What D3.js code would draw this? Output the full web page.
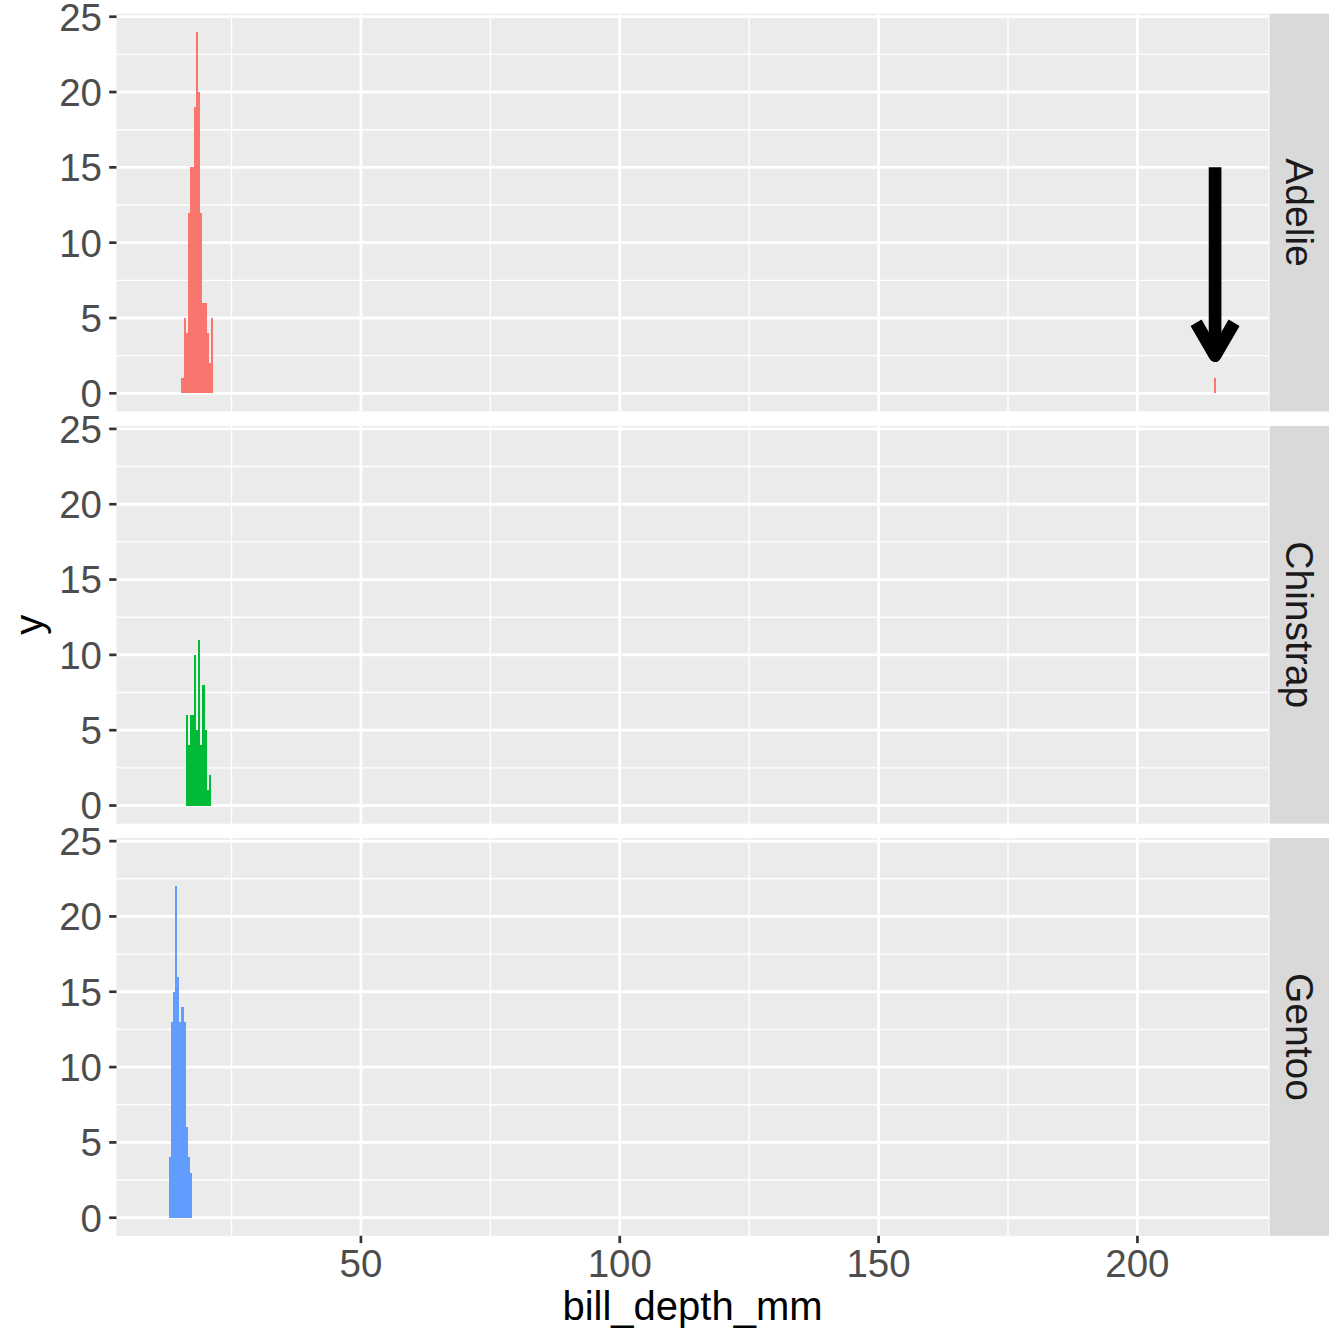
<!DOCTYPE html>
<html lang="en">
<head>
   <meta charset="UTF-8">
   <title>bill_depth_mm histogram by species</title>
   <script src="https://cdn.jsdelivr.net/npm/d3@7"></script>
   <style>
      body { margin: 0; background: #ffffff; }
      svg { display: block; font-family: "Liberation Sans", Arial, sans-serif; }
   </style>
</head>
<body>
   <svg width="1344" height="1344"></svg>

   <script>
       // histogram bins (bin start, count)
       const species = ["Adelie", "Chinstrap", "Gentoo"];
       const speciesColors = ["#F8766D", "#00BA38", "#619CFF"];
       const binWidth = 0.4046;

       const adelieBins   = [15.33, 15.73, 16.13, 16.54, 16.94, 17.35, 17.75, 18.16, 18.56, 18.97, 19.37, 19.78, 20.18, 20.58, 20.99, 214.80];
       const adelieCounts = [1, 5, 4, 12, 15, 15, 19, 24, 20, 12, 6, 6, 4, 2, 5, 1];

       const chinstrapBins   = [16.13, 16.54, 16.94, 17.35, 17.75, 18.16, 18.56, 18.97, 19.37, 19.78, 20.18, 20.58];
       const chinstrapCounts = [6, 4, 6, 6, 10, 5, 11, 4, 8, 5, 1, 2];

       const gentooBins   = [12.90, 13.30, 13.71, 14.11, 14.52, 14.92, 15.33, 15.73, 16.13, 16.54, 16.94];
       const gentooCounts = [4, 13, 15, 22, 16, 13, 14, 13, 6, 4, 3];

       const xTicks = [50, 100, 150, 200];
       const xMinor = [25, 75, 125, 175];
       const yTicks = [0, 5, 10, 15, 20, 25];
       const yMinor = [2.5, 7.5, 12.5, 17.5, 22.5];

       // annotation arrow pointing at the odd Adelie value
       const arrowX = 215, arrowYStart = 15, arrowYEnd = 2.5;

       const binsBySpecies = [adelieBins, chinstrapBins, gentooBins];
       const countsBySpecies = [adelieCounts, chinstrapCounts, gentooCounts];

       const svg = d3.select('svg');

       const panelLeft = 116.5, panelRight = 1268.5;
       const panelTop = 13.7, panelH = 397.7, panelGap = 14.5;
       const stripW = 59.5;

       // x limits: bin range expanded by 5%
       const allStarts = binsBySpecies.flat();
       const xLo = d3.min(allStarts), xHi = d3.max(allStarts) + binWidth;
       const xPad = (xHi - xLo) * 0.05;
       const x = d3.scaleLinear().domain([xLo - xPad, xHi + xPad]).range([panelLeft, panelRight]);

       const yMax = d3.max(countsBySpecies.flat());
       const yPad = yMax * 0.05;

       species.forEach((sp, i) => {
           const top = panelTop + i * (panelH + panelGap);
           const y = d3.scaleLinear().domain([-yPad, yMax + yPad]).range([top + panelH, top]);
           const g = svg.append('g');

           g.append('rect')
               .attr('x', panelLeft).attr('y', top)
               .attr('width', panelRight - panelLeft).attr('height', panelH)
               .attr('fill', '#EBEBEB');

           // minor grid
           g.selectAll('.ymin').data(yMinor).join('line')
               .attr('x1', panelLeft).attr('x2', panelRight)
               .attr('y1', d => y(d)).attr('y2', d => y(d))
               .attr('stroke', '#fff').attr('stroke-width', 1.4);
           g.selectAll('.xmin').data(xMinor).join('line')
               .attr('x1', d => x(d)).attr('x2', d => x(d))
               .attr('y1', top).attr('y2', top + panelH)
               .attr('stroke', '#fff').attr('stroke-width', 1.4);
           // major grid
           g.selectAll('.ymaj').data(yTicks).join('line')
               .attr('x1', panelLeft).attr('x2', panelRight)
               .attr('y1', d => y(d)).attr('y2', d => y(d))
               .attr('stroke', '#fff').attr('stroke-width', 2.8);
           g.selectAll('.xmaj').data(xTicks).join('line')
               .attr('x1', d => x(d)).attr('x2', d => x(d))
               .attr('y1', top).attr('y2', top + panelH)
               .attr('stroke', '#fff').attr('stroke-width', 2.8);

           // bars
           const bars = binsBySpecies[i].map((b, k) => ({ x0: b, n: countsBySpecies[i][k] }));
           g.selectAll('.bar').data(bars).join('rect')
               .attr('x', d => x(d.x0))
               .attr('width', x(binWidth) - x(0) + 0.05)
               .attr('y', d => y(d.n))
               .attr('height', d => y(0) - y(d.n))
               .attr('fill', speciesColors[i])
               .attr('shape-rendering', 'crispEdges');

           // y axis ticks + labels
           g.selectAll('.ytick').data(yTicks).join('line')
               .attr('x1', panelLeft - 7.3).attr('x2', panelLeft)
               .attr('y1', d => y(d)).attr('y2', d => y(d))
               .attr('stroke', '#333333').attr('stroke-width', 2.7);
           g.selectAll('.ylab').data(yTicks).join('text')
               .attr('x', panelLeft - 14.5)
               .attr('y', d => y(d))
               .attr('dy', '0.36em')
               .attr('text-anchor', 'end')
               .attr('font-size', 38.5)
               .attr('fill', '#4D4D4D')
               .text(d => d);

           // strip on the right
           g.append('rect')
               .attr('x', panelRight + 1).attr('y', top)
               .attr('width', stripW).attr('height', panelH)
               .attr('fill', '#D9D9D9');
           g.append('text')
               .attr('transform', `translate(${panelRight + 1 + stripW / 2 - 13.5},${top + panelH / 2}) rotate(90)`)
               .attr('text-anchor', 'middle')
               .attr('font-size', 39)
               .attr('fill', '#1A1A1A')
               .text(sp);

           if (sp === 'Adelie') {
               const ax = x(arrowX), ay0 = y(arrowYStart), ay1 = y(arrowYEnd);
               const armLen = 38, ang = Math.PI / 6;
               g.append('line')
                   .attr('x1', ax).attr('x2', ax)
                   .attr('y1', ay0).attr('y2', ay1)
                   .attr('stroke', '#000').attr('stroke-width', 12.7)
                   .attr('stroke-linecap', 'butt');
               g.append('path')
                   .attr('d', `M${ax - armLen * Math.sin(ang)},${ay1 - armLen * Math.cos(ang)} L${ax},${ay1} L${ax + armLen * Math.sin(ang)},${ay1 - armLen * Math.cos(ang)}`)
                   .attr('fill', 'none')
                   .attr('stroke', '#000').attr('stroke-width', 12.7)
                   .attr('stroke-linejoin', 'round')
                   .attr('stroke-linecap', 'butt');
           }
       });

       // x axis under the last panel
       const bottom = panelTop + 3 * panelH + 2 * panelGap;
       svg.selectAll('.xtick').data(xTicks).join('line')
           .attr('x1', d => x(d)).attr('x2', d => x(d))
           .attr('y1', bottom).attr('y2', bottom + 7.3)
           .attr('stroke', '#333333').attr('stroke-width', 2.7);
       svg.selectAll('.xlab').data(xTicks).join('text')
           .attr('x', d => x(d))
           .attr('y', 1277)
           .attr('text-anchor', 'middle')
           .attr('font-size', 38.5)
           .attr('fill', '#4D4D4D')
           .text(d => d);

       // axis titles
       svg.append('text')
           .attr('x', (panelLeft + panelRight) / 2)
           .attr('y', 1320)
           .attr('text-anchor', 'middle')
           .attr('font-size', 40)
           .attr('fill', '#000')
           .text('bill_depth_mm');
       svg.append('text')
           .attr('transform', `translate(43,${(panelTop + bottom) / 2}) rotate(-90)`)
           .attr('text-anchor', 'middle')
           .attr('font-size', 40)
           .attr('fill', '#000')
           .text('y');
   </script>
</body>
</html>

> [YOUR INSTRUCTIONS]:
Write out the data precisely as given, excluding the pictures.

> [WRITTEN REPLY]:
What D3.js code would draw this? Output the full web page.
<!DOCTYPE html>
<html lang="en">
<head>
   <meta charset="UTF-8">
   <title>bill_depth_mm histogram by species</title>
   <script src="https://cdn.jsdelivr.net/npm/d3@7"></script>
   <style>
      body { margin: 0; background: #ffffff; }
      svg { display: block; font-family: "Liberation Sans", Arial, sans-serif; }
   </style>
</head>
<body>
   <svg width="1344" height="1344"></svg>

   <script>
       // histogram bins (bin start, count)
       const species = ["Adelie", "Chinstrap", "Gentoo"];
       const speciesColors = ["#F8766D", "#00BA38", "#619CFF"];
       const binWidth = 0.4046;

       const adelieBins   = [15.33, 15.73, 16.13, 16.54, 16.94, 17.35, 17.75, 18.16, 18.56, 18.97, 19.37, 19.78, 20.18, 20.58, 20.99, 214.80];
       const adelieCounts = [1, 5, 4, 12, 15, 15, 19, 24, 20, 12, 6, 6, 4, 2, 5, 1];

       const chinstrapBins   = [16.13, 16.54, 16.94, 17.35, 17.75, 18.16, 18.56, 18.97, 19.37, 19.78, 20.18, 20.58];
       const chinstrapCounts = [6, 4, 6, 6, 10, 5, 11, 4, 8, 5, 1, 2];

       const gentooBins   = [12.90, 13.30, 13.71, 14.11, 14.52, 14.92, 15.33, 15.73, 16.13, 16.54, 16.94];
       const gentooCounts = [4, 13, 15, 22, 16, 13, 14, 13, 6, 4, 3];

       const xTicks = [50, 100, 150, 200];
       const xMinor = [25, 75, 125, 175];
       const yTicks = [0, 5, 10, 15, 20, 25];
       const yMinor = [2.5, 7.5, 12.5, 17.5, 22.5];

       // annotation arrow pointing at the odd Adelie value
       const arrowX = 215, arrowYStart = 15, arrowYEnd = 2.5;

       const binsBySpecies = [adelieBins, chinstrapBins, gentooBins];
       const countsBySpecies = [adelieCounts, chinstrapCounts, gentooCounts];

       const svg = d3.select('svg');

       const panelLeft = 116.5, panelRight = 1268.5;
       const panelTop = 13.7, panelH = 397.7, panelGap = 14.5;
       const stripW = 59.5;

       // x limits: bin range expanded by 5%
       const allStarts = binsBySpecies.flat();
       const xLo = d3.min(allStarts), xHi = d3.max(allStarts) + binWidth;
       const xPad = (xHi - xLo) * 0.05;
       const x = d3.scaleLinear().domain([xLo - xPad, xHi + xPad]).range([panelLeft, panelRight]);

       const yMax = d3.max(countsBySpecies.flat());
       const yPad = yMax * 0.05;

       species.forEach((sp, i) => {
           const top = panelTop + i * (panelH + panelGap);
           const y = d3.scaleLinear().domain([-yPad, yMax + yPad]).range([top + panelH, top]);
           const g = svg.append('g');

           g.append('rect')
               .attr('x', panelLeft).attr('y', top)
               .attr('width', panelRight - panelLeft).attr('height', panelH)
               .attr('fill', '#EBEBEB');

           // minor grid
           g.selectAll('.ymin').data(yMinor).join('line')
               .attr('x1', panelLeft).attr('x2', panelRight)
               .attr('y1', d => y(d)).attr('y2', d => y(d))
               .attr('stroke', '#fff').attr('stroke-width', 1.4);
           g.selectAll('.xmin').data(xMinor).join('line')
               .attr('x1', d => x(d)).attr('x2', d => x(d))
               .attr('y1', top).attr('y2', top + panelH)
               .attr('stroke', '#fff').attr('stroke-width', 1.4);
           // major grid
           g.selectAll('.ymaj').data(yTicks).join('line')
               .attr('x1', panelLeft).attr('x2', panelRight)
               .attr('y1', d => y(d)).attr('y2', d => y(d))
               .attr('stroke', '#fff').attr('stroke-width', 2.8);
           g.selectAll('.xmaj').data(xTicks).join('line')
               .attr('x1', d => x(d)).attr('x2', d => x(d))
               .attr('y1', top).attr('y2', top + panelH)
               .attr('stroke', '#fff').attr('stroke-width', 2.8);

           // bars
           const bars = binsBySpecies[i].map((b, k) => ({ x0: b, n: countsBySpecies[i][k] }));
           g.selectAll('.bar').data(bars).join('rect')
               .attr('x', d => x(d.x0))
               .attr('width', x(binWidth) - x(0) + 0.05)
               .attr('y', d => y(d.n))
               .attr('height', d => y(0) - y(d.n))
               .attr('fill', speciesColors[i])
               .attr('shape-rendering', 'crispEdges');

           // y axis ticks + labels
           g.selectAll('.ytick').data(yTicks).join('line')
               .attr('x1', panelLeft - 7.3).attr('x2', panelLeft)
               .attr('y1', d => y(d)).attr('y2', d => y(d))
               .attr('stroke', '#333333').attr('stroke-width', 2.7);
           g.selectAll('.ylab').data(yTicks).join('text')
               .attr('x', panelLeft - 14.5)
               .attr('y', d => y(d))
               .attr('dy', '0.36em')
               .attr('text-anchor', 'end')
               .attr('font-size', 38.5)
               .attr('fill', '#4D4D4D')
               .text(d => d);

           // strip on the right
           g.append('rect')
               .attr('x', panelRight + 1).attr('y', top)
               .attr('width', stripW).attr('height', panelH)
               .attr('fill', '#D9D9D9');
           g.append('text')
               .attr('transform', `translate(${panelRight + 1 + stripW / 2 - 13.5},${top + panelH / 2}) rotate(90)`)
               .attr('text-anchor', 'middle')
               .attr('font-size', 39)
               .attr('fill', '#1A1A1A')
               .text(sp);

           if (sp === 'Adelie') {
               const ax = x(arrowX), ay0 = y(arrowYStart), ay1 = y(arrowYEnd);
               const armLen = 38, ang = Math.PI / 6;
               g.append('line')
                   .attr('x1', ax).attr('x2', ax)
                   .attr('y1', ay0).attr('y2', ay1)
                   .attr('stroke', '#000').attr('stroke-width', 12.7)
                   .attr('stroke-linecap', 'butt');
               g.append('path')
                   .attr('d', `M${ax - armLen * Math.sin(ang)},${ay1 - armLen * Math.cos(ang)} L${ax},${ay1} L${ax + armLen * Math.sin(ang)},${ay1 - armLen * Math.cos(ang)}`)
                   .attr('fill', 'none')
                   .attr('stroke', '#000').attr('stroke-width', 12.7)
                   .attr('stroke-linejoin', 'round')
                   .attr('stroke-linecap', 'butt');
           }
       });

       // x axis under the last panel
       const bottom = panelTop + 3 * panelH + 2 * panelGap;
       svg.selectAll('.xtick').data(xTicks).join('line')
           .attr('x1', d => x(d)).attr('x2', d => x(d))
           .attr('y1', bottom).attr('y2', bottom + 7.3)
           .attr('stroke', '#333333').attr('stroke-width', 2.7);
       svg.selectAll('.xlab').data(xTicks).join('text')
           .attr('x', d => x(d))
           .attr('y', 1277)
           .attr('text-anchor', 'middle')
           .attr('font-size', 38.5)
           .attr('fill', '#4D4D4D')
           .text(d => d);

       // axis titles
       svg.append('text')
           .attr('x', (panelLeft + panelRight) / 2)
           .attr('y', 1320)
           .attr('text-anchor', 'middle')
           .attr('font-size', 40)
           .attr('fill', '#000')
           .text('bill_depth_mm');
       svg.append('text')
           .attr('transform', `translate(43,${(panelTop + bottom) / 2}) rotate(-90)`)
           .attr('text-anchor', 'middle')
           .attr('font-size', 40)
           .attr('fill', '#000')
           .text('y');
   </script>
</body>
</html>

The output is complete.